Egypt gives notice for withdrawal from UN grain treaty

Ahram Online , Friday 10 Mar 2023

The Egyptian government has given notice that it will withdraw from the United Nations Grains Trade Convention (GTC) by the end of June 2023, according to the official website of the multinational treaty.



The GTC, which includes all grain exporting and importing countries, is the only international treaty covering trade in grains.

Egypt has been one of the convention members since its establishment in 1995 and has been a member of its governing council.

On 13 February 2023, Egypt notified the Secretary-General of its decision to withdraw from the Convention effective 30 June 2023 in accordance with Article 29 of the Convention.

Any member may withdraw from this Convention at the end of any fiscal year by giving written notice of withdrawal to the depositary at least 90 days prior to the end of that fiscal year.

Egypt's decision comes amid soaring prices in grain markets linked to the ongoing Russian-Ukrainian war.

In a statement to Reuters, the Egyptian Ministry of Foreign Affairs said the decision was made after an assessment by the ministries of supply and trade concluded that Egypt's membership in the council delivered "no added value."

Nader Nour El-Din, the former advisor to the Minister of Supply at The Egyptian General Authority for Supply Commodities (GASC) and expert on international grain and food stock exchange, stressed the importance of "effective" agreements that can have influence over global markets and protect developing countries from rising prices.

Amid the Russian-Ukrainian crisis and soaring food prices, which have negatively impacted the country especially amid a hard currency crunch, Egypt has complained about unjust prices amid the global crises, Nour El-Din told Ahram Online.

Egypt, the world's largest wheat importer and the world's fourth importer of corn, finds no justification for the rise in wheat prices from $250 to $520 per ton, Nour El-Din added.

Egypt has always called for an effective role by the treaty members in this matter, not to exploit crises, to control prices, and to help importing countries, especially developing ones like African nations, he added.

However, these calls have not been heeded, the expert said, adding that even if wheat prices are low, importer countries are not allowed to import large amounts exceeding three shipments.

Egypt hoped that the treaty would have played an effective role or even offered special prices for developing counties amid the latest food crises, including during that of 2011 when wheat prices hit $480 per ton, and that of 2007-2008, which was caused by the speculations of the global stock exchanges for grain.

As long as the markets are based on supply and demand, there is no point in the country's membership in this treaty, Nour El-Din pointed out.

Arnaud Petit, executive director of the International Grains Council, which administers the treaty, told Reuters that several members will ask Egypt to reconsider its decision.

"Several delegations within the IGC are surprised and sad about the decision," he added.

Egypt has been seeking new international sources of wheat since the onset of the Russia-Ukraine war.
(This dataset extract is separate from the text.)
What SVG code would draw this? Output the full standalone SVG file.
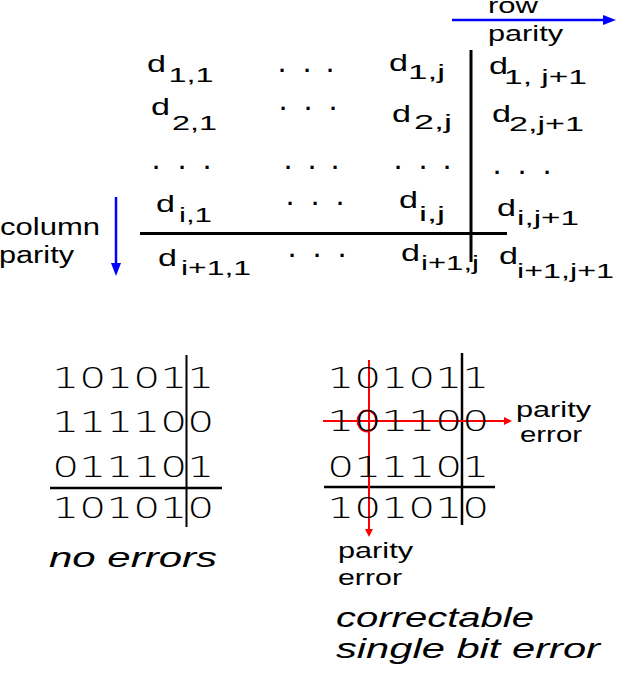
<svg xmlns="http://www.w3.org/2000/svg" width="618" height="677" viewBox="0 0 618 677">
<style>
.t{font-family:"Liberation Sans",Arial,sans-serif;fill:#000}
.d{font-size:24px}
.sub{font-size:20px}
.dots{font-family:"Liberation Sans",Arial,sans-serif;font-size:22px;font-weight:bold;fill:#000}
.lbl{font-size:22px}
.it{font-style:italic;font-size:28px}
.bits{font-family:"DejaVu Sans",Verdana,sans-serif;font-size:29px;font-weight:200;fill:#000}
.rule{stroke:#000;fill:none}
.blue{stroke:#0000FF;stroke-width:2.5;fill:none}
.red{stroke:#FF0000;stroke-width:2;fill:none}
</style>
<defs>
<marker id="ab" markerUnits="userSpaceOnUse" markerWidth="13" markerHeight="10" refX="3" refY="5" orient="auto"><path d="M0,0 L13,5 L0,10 z" fill="#0000FF"/></marker>
<marker id="ar" markerUnits="userSpaceOnUse" markerWidth="8" markerHeight="8" refX="2" refY="4" orient="auto"><path d="M0,0 L8,4 L0,8 z" fill="#FF0000"/></marker>
</defs>
<rect width="618" height="677" fill="#fff"/>

<g id="connectors">
<line class="blue" x1="452" y1="20" x2="606" y2="20" marker-end="url(#ab)"/>
<line class="blue" x1="116" y1="197" x2="116" y2="266" marker-end="url(#ab)"/>
<line class="rule" stroke-width="3" x1="471" y1="50" x2="471" y2="262"/>
<line class="rule" stroke-width="3" x1="140" y1="233.5" x2="507" y2="233.5"/>
<line class="rule" stroke-width="2.5" x1="50" y1="488" x2="222" y2="488"/>
<line class="rule" stroke-width="2" x1="186.5" y1="355" x2="186.5" y2="527"/>
<line class="rule" stroke-width="2.5" x1="324" y1="487" x2="495" y2="487"/>
<line class="rule" stroke-width="2.5" x1="462" y1="353" x2="462" y2="525"/>
<line class="red" x1="369" y1="360" x2="369" y2="531" marker-end="url(#ar)"/>
<line class="red" x1="323" y1="421" x2="506" y2="421" marker-end="url(#ar)"/>
<ellipse class="red" cx="367" cy="421" rx="9.5" ry="10.5"/>
</g>

<g id="row-parity-label">
<text class="t lbl"><tspan x="488" y="13" textLength="50" lengthAdjust="spacingAndGlyphs">row</tspan><tspan x="488" y="41" textLength="75" lengthAdjust="spacingAndGlyphs">parity</tspan></text>
</g>
<g id="column-parity-label">
<text class="t lbl" style="font-size:23px"><tspan x="0" y="235" textLength="100" lengthAdjust="spacingAndGlyphs">column</tspan><tspan x="-1" y="263" textLength="75" lengthAdjust="spacingAndGlyphs">parity</tspan></text>
</g>

<g id="d11"><text class="t"><tspan class="d" x="147" y="72" textLength="19" lengthAdjust="spacingAndGlyphs">d</tspan><tspan class="sub" x="168.5" y="82" textLength="45" lengthAdjust="spacingAndGlyphs">1,1</tspan></text></g>
<g id="d1j"><text class="t"><tspan class="d" x="389" y="71" textLength="19" lengthAdjust="spacingAndGlyphs">d</tspan><tspan class="sub" x="408" y="79" textLength="37" lengthAdjust="spacingAndGlyphs">1,j</tspan></text></g>
<g id="d1j1"><text class="t"><tspan class="d" x="489" y="74" textLength="19" lengthAdjust="spacingAndGlyphs">d</tspan><tspan class="sub" x="504" y="84" textLength="83" lengthAdjust="spacingAndGlyphs">1, j+1</tspan></text></g>
<g id="d21"><text class="t"><tspan class="d" x="151" y="115" textLength="19" lengthAdjust="spacingAndGlyphs">d</tspan><tspan class="sub" x="172" y="130" textLength="45" lengthAdjust="spacingAndGlyphs">2,1</tspan></text></g>
<g id="d2j"><text class="t"><tspan class="d" x="392" y="122" textLength="19" lengthAdjust="spacingAndGlyphs">d</tspan><tspan class="sub" x="414" y="129" textLength="38" lengthAdjust="spacingAndGlyphs">2,j</tspan></text></g>
<g id="d2j1"><text class="t"><tspan class="d" x="492" y="122" textLength="19" lengthAdjust="spacingAndGlyphs">d</tspan><tspan class="sub" x="509" y="131" textLength="75" lengthAdjust="spacingAndGlyphs">2,j+1</tspan></text></g>
<g id="di1"><text class="t"><tspan class="d" x="156" y="212" textLength="19" lengthAdjust="spacingAndGlyphs">d</tspan><tspan class="sub" x="179" y="222" textLength="33" lengthAdjust="spacingAndGlyphs">i,1</tspan></text></g>
<g id="dij"><text class="t"><tspan class="d" x="399" y="208" textLength="19" lengthAdjust="spacingAndGlyphs">d</tspan><tspan class="sub" x="419" y="221" textLength="26" lengthAdjust="spacingAndGlyphs">i,j</tspan></text></g>
<g id="dij1"><text class="t"><tspan class="d" x="497" y="216" textLength="19" lengthAdjust="spacingAndGlyphs">d</tspan><tspan class="sub" x="517" y="225" textLength="62" lengthAdjust="spacingAndGlyphs">i,j+1</tspan></text></g>
<g id="di11"><text class="t"><tspan class="d" x="158" y="266" textLength="19" lengthAdjust="spacingAndGlyphs">d</tspan><tspan class="sub" x="181" y="275" textLength="70" lengthAdjust="spacingAndGlyphs">i+1,1</tspan></text></g>
<g id="di1j"><text class="t"><tspan class="d" x="401" y="261" textLength="19" lengthAdjust="spacingAndGlyphs">d</tspan><tspan class="sub" x="421" y="270" textLength="58" lengthAdjust="spacingAndGlyphs">i+1,j</tspan></text></g>
<g id="di1j1"><text class="t"><tspan class="d" x="499" y="264" textLength="19" lengthAdjust="spacingAndGlyphs">d</tspan><tspan class="sub" x="517" y="278" textLength="97" lengthAdjust="spacingAndGlyphs">i+1,j+1</tspan></text></g>

<g id="ellipses">
<text class="dots" x="279 291 304 316 327" y="71.5">. . .</text>
<text class="dots" x="280 292 305 317 330" y="109.5">. . .</text>
<text class="dots" x="153 166 179 191 204" y="168.5">. . .</text>
<text class="dots" x="285 297 309 320 332" y="168.5">. . .</text>
<text class="dots" x="395 407 420 432 444" y="168.5">. . .</text>
<text class="dots" x="494 506 519 531 544" y="173.5">. . .</text>
<text class="dots" x="287 299 312 324 337" y="204.5">. . .</text>
<text class="dots" x="289 301 314 326 339" y="256.5">. . .</text>
</g>

<g id="matrix-no-errors">
<text class="bits" x="52.3" y="388" textLength="162" lengthAdjust="spacingAndGlyphs">101011</text>
<text class="bits" x="52.3" y="432" textLength="162" lengthAdjust="spacingAndGlyphs">111100</text>
<text class="bits" x="52.3" y="477" textLength="162" lengthAdjust="spacingAndGlyphs">011101</text>
<text class="bits" x="52.3" y="518" textLength="162" lengthAdjust="spacingAndGlyphs">101010</text>
</g>
<g id="caption-no-errors">
<text class="t it" x="49" y="567" textLength="168" lengthAdjust="spacingAndGlyphs">no errors</text>
</g>

<g id="matrix-single-error">
<text class="bits" x="327.3" y="388" textLength="162" lengthAdjust="spacingAndGlyphs">101011</text>
<text class="bits" x="327.3" y="431" textLength="162" lengthAdjust="spacingAndGlyphs">101100</text>
<text class="bits" x="327.3" y="477" textLength="162" lengthAdjust="spacingAndGlyphs">011101</text>
<text class="bits" x="327.3" y="518" textLength="162" lengthAdjust="spacingAndGlyphs">101010</text>
</g>
<g id="row-parity-error">
<text class="t lbl"><tspan x="516" y="417" textLength="75" lengthAdjust="spacingAndGlyphs">parity</tspan><tspan x="520" y="442" textLength="62" lengthAdjust="spacingAndGlyphs">error</tspan></text>
</g>
<g id="column-parity-error">
<text class="t lbl"><tspan x="338" y="558" textLength="75" lengthAdjust="spacingAndGlyphs">parity</tspan><tspan x="338" y="585" textLength="64" lengthAdjust="spacingAndGlyphs">error</tspan></text>
</g>
<g id="caption-single-error">
<text class="t it" style="font-size:27px"><tspan x="336" y="627" textLength="198" lengthAdjust="spacingAndGlyphs">correctable</tspan><tspan x="336" y="658" textLength="264" lengthAdjust="spacingAndGlyphs">single bit error</tspan></text>
</g>
</svg>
It is also working to increase its homegrown production.

Before the onset of the European conflict, Egypt used to rely on Russia and Ukraine for 80 percent of its imported wheat.

The country relies heavily on wheat for making bread, a main staple of the Egyptian diet. Egyptians consume almost 100 billion loaves of bread annually, made with around 18 million tons of wheat, according to government officials.

Trade Minister Ali Moselhi told Reuters that Egypt needs to import five million tons of wheat for the fiscal year 2022/23.